Lucas e Caio não sentiam mais tanto a falta da mãe, seis meses já haviam se passado. Agora eles tinham uma mãe e um pai, Dornelles também estava se acostumando com a ideia de educar os meninos. Naquele dia eles estavam comemorando o aniversário de Caio, os minions enfeitavam todo o local e todos da igreja estavam lá para compartilhar com a família de Gorete aquele momento tão especial.
E antes que os parabéns fossem cantados, uma mulher que não tinha sido convidada entrou perguntando quem era Gorete. Entregou um papel a mulher do pastor, que cambaleou ao ler. Aquela mulher lhe arrancou o prazer de viver, o papel com a assinatura do juiz dizia que a mulher, por ser tia dos meninos, tinha a guarda dos mesmos. Não tinha o que contestar. A Gorete só restou ver os meninos irem com a tia, implorando por socorro.
Sua alma se partiu naquele momento, com a cena dos dois gritando por socorro e ela sem nada poder fazer. Quando os meninos já estavam fora de sua vista, ela gritou o mais alto que pode e quebrou quase todos os móveis de sua própria casa.
Ela sabia do que era feita sua felicidade e por isso lhe doía muito ser infeliz novamente. Um ódio grande de Deus tomou conta de sua alma, ele não permitiu que ela pudesse engravidar e agora tirava dela os filhos que a vida lhe deu. Jamais iria perdoar Deus por isso, tinha certeza.

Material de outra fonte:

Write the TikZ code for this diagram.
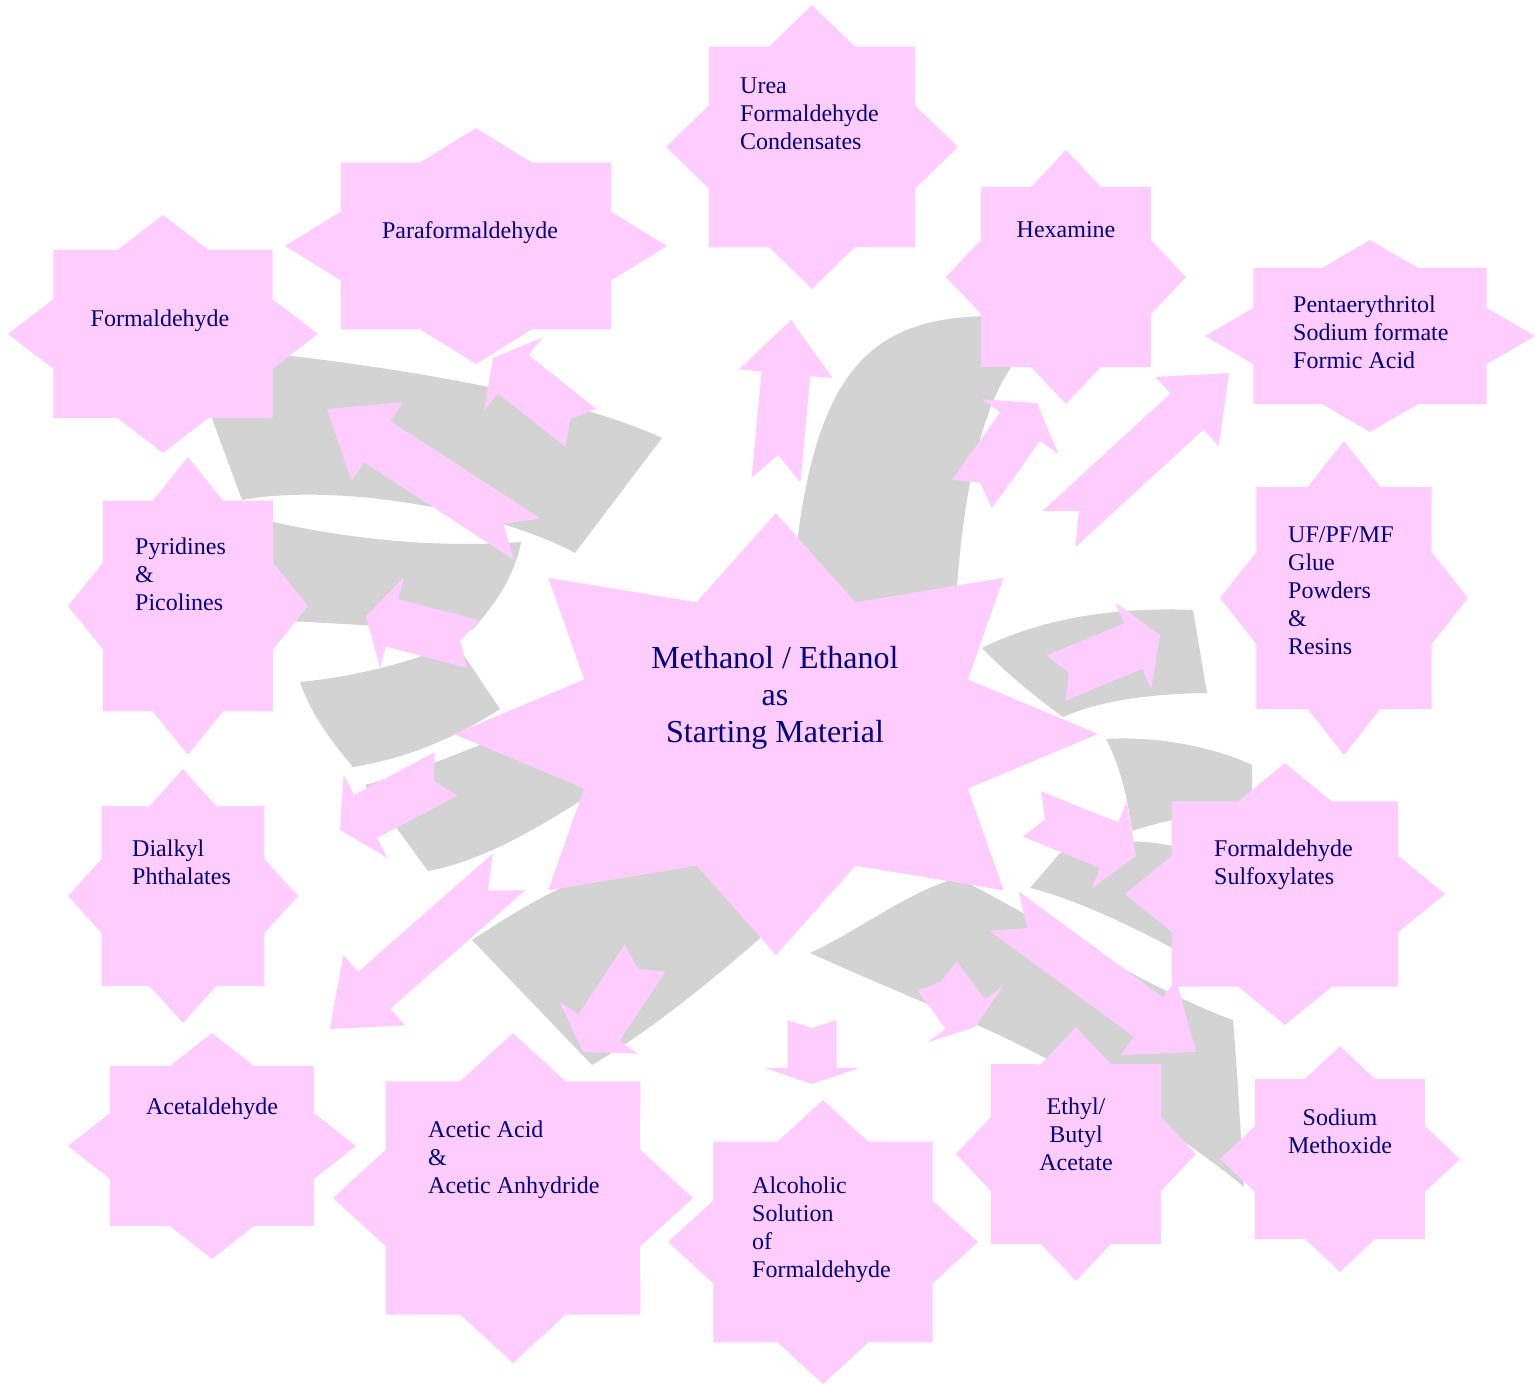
\documentclass[tikz,border=0pt]{standalone}
\usepackage{fontspec}
\setmainfont{Liberation Serif}
\usetikzlibrary{calc}

\definecolor{petalpink}{HTML}{FFCCFF}
\definecolor{shadegray}{HTML}{D3D3D3}
\definecolor{inkblue}{HTML}{000080}

% eight-point star: centre (#1,#2), half axes #3 and #4, inner ratio #5
\newcommand\octstar[5]{%
  \fill[petal] ({#1+#3},{#2})
    \foreach \k in {22.5,67.5,...,337.5}
      { -- ({#1+#5*#3*cos(\k)},{#2+#5*#4*sin(\k)})
        -- ({#1+#3*cos(\k+22.5)},{#2+#4*sin(\k+22.5)}) } -- cycle;}

% block arrow with notched tail: tail, tip, head length, notch depth
\newcommand\blockarrow[4]{%
  \coordinate (hb) at ($(#2)!#3!(#1)$);
  \coordinate (nt) at ($(#1)!#4!(#2)$);
  \fill[petal] (#2) -- ($(hb)!47pt!90:(#2)$) -- ($(hb)!24.5pt!90:(#2)$)
    -- ($(#1)!24.5pt!90:(#2)$) -- (nt) -- ($(#1)!24.5pt!-90:(#2)$)
    -- ($(hb)!24.5pt!-90:(#2)$) -- ($(hb)!47pt!-90:(#2)$) -- cycle;}

\begin{document}
\begin{tikzpicture}[
  x=1pt, y=-1pt,
  petal/.style={fill=petalpink},
  shade/.style={fill=shadegray},
  tag/.style={font=\fontsize{24}{28}\selectfont, text=inkblue, inner sep=0pt, align=left},
]
  \useasboundingbox (0,0) rectangle (1535,1384);

  % grey bands behind
  \fill[shade] (185,345) .. controls (380,362) and (570,395) .. (662,438)
    -- (575,553) .. controls (500,512) and (340,482) .. (242,500) -- cycle;
  \fill[shade] (265,520) .. controls (350,540) and (440,548) .. (521,542)
    .. controls (515,575) and (495,605) .. (472,630)
    .. controls (400,628) and (320,622) .. (265,620) -- cycle;
  \fill[shade] (300,682) .. controls (360,676) and (420,660) .. (455,642)
    -- (500,709) .. controls (460,735) and (410,758) .. (353,767)
    .. controls (330,740) and (310,712) .. (300,682) -- cycle;
  \fill[shade] (365,785) .. controls (420,770) and (500,740) .. (600,690)
    -- (620,775) .. controls (560,815) and (490,860) .. (428,871) -- cycle;
  \fill[shade] (472,940) .. controls (510,915) and (540,897) .. (570,884)
    -- (700,860) -- (775,925) .. controls (730,965) and (660,1025) .. (592,1065) -- cycle;
  \fill[shade] (790,620) .. controls (805,380) and (860,318) .. (988,316)
    -- (1012,366) .. controls (985,405) and (962,480) .. (955,620) -- cycle;
  \fill[shade] (982,648) .. controls (1030,624) and (1100,606) .. (1193,610)
    -- (1207,693) .. controls (1140,694) and (1095,703) .. (1063,717)
    .. controls (1035,697) and (1003,670) .. (982,648) -- cycle;
  \fill[shade] (1106,739) .. controls (1150,736) and (1210,745) .. (1252,765)
    -- (1252,810) .. controls (1215,812) and (1170,818) .. (1132,831)
    .. controls (1128,800) and (1120,765) .. (1106,739) -- cycle;
  \fill[shade] (1030,888) -- (1060,853) .. controls (1090,840) and (1140,836) .. (1190,850)
    -- (1190,958) .. controls (1150,935) and (1080,900) .. (1030,888) -- cycle;
  \fill[shade] (810,953) .. controls (860,930) and (910,890) .. (958,878)
    .. controls (1050,925) and (1150,990) .. (1233,1020)
    .. controls (1238,1080) and (1241,1140) .. (1244,1187)
    .. controls (1200,1150) and (1100,1080) .. (977,1025)
    .. controls (930,1005) and (870,980) .. (810,953) -- cycle;

  % arrow ends
  \coordinate (formal-t) at (527,539);   \coordinate (formal-h) at (327,409);
  \coordinate (parafor-t) at (581,428);  \coordinate (parafor-h) at (493,358);
  \coordinate (urea-t) at (776,480);     \coordinate (urea-h) at (791,320);
  \coordinate (hexa-t) at (972,494);     \coordinate (hexa-h) at (1037,403);
  \coordinate (penta-t) at (1059,529);   \coordinate (penta-h) at (1229,373);
  \coordinate (glue-t) at (1056,678);    \coordinate (glue-h) at (1160,635);
  \coordinate (sulfox-t) at (1032,814);  \coordinate (sulfox-h) at (1136,856);
  \coordinate (methox-t) at (1004,911);  \coordinate (methox-h) at (1196,1052);
  \coordinate (acetate-t) at (937,976);  \coordinate (acetate-h) at (975,1027);
  \coordinate (alcsol-t) at (812,1020);  \coordinate (alcsol-h) at (812,1084);
  \coordinate (acetic-t) at (645,958);   \coordinate (acetic-h) at (583,1052);
  \coordinate (acetal-t) at (509,872);   \coordinate (acetal-h) at (330,1029);
  \coordinate (phthal-t) at (446,774);   \coordinate (phthal-h) at (340,830);
  \coordinate (pyrid-t) at (473,644);    \coordinate (pyrid-h) at (366,616);

  % arrows
  \blockarrow{formal-t}{formal-h}{60pt}{28pt}
  \blockarrow{parafor-t}{parafor-h}{26pt}{14pt}
  \blockarrow{urea-t}{urea-h}{54pt}{25pt}
  \blockarrow{hexa-t}{hexa-h}{29pt}{14pt}
  \blockarrow{penta-t}{penta-h}{57pt}{27pt}
  \blockarrow{glue-t}{glue-h}{29pt}{14pt}
  \blockarrow{sulfox-t}{sulfox-h}{29pt}{14pt}
  \blockarrow{methox-t}{methox-h}{59pt}{29pt}
  \blockarrow{acetate-t}{acetate-h}{16pt}{7pt}
  \blockarrow{alcsol-t}{alcsol-h}{16pt}{8pt}
  \blockarrow{acetic-t}{acetic-h}{29pt}{13pt}
  \blockarrow{acetal-t}{acetal-h}{59pt}{28pt}
  \blockarrow{phthal-t}{phthal-h}{29pt}{14pt}
  \blockarrow{pyrid-t}{pyrid-h}{27pt}{13pt}

  % stars
  \octstar{776}{734}{322}{221}{0.645}
  \octstar{812}{147}{146}{142}{0.765}
  \octstar{1066}{277}{120}{127}{0.765}
  \octstar{1370}{336}{165}{96}{0.765}
  \octstar{1344}{598}{124}{157}{0.765}
  \octstar{1285}{894}{160}{131}{0.765}
  \octstar{1340}{1159}{120}{113}{0.765}
  \octstar{1076}{1154}{120}{127}{0.765}
  \octstar{823}{1242}{155}{142}{0.765}
  \octstar{513}{1198}{180}{165}{0.765}
  \octstar{212}{1146}{144}{113}{0.765}
  \octstar{183}{896}{115}{127}{0.765}
  \octstar{188}{606}{120}{149}{0.765}
  \octstar{163}{334}{155}{119}{0.765}
  \octstar{476}{246}{191}{118}{0.765}

  % texts
  \node[tag, align=center, anchor=north, font=\fontsize{32}{37}\selectfont]
    (centre) at (775,646) {Methanol / Ethanol\\as\\Starting Material};
  \node[tag, anchor=north west] (urea) at (740,78) {Urea\\Formaldehyde\\Condensates};
  \node[tag, anchor=north] (hexa) at (1066,221) {Hexamine};
  \node[tag, anchor=north west] (penta) at (1293,296) {Pentaerythritol\\Sodium formate\\Formic Acid};
  \node[tag, anchor=north west] (glue) at (1288,526) {UF/PF/MF\\Glue\\Powders\\\&\\Resins};
  \node[tag, anchor=north west] (sulfox) at (1214,840) {Formaldehyde\\Sulfoxylates};
  \node[tag, align=center, anchor=north] (methox) at (1340,1109) {Sodium\\Methoxide};
  \node[tag, align=center, anchor=north] (acetate) at (1076,1098) {Ethyl/\\Butyl\\Acetate};
  \node[tag, anchor=north west] (alcsol) at (752,1177) {Alcoholic\\Solution\\of\\Formaldehyde};
  \node[tag, anchor=north west] (acetic) at (428,1121) {Acetic Acid\\\&\\Acetic Anhydride};
  \node[tag, anchor=north] (acetal) at (212,1098) {Acetaldehyde};
  \node[tag, anchor=north west] (phthal) at (132,840) {Dialkyl\\Phthalates};
  \node[tag, anchor=north west] (pyrid) at (135,538) {Pyridines\\\&\\Picolines};
  \node[tag, anchor=north] (formal) at (160,310) {Formaldehyde};
  \node[tag, anchor=north] (parafor) at (470,221) {Paraformaldehyde};

\end{tikzpicture}
\end{document}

Todos experimentaram o lado mais obscuro de um ser humano. E isso era muito difícil. No começo, todos se compadeciam de Gorete, mas com o passar do tempo foram percebendo que ela ficava mais amarga e não conseguiam mais ter sentimento por ela, além de repulsa.
O seu marido experimentou o mal humor de uma mulher desiludida com a vida. Ela era infeliz e seu objetivo parecia ser tornar todos a sua volta infelizes também, para que pudessem sentir, nem que apenas um pouquinho, a dor que consumia sua alma.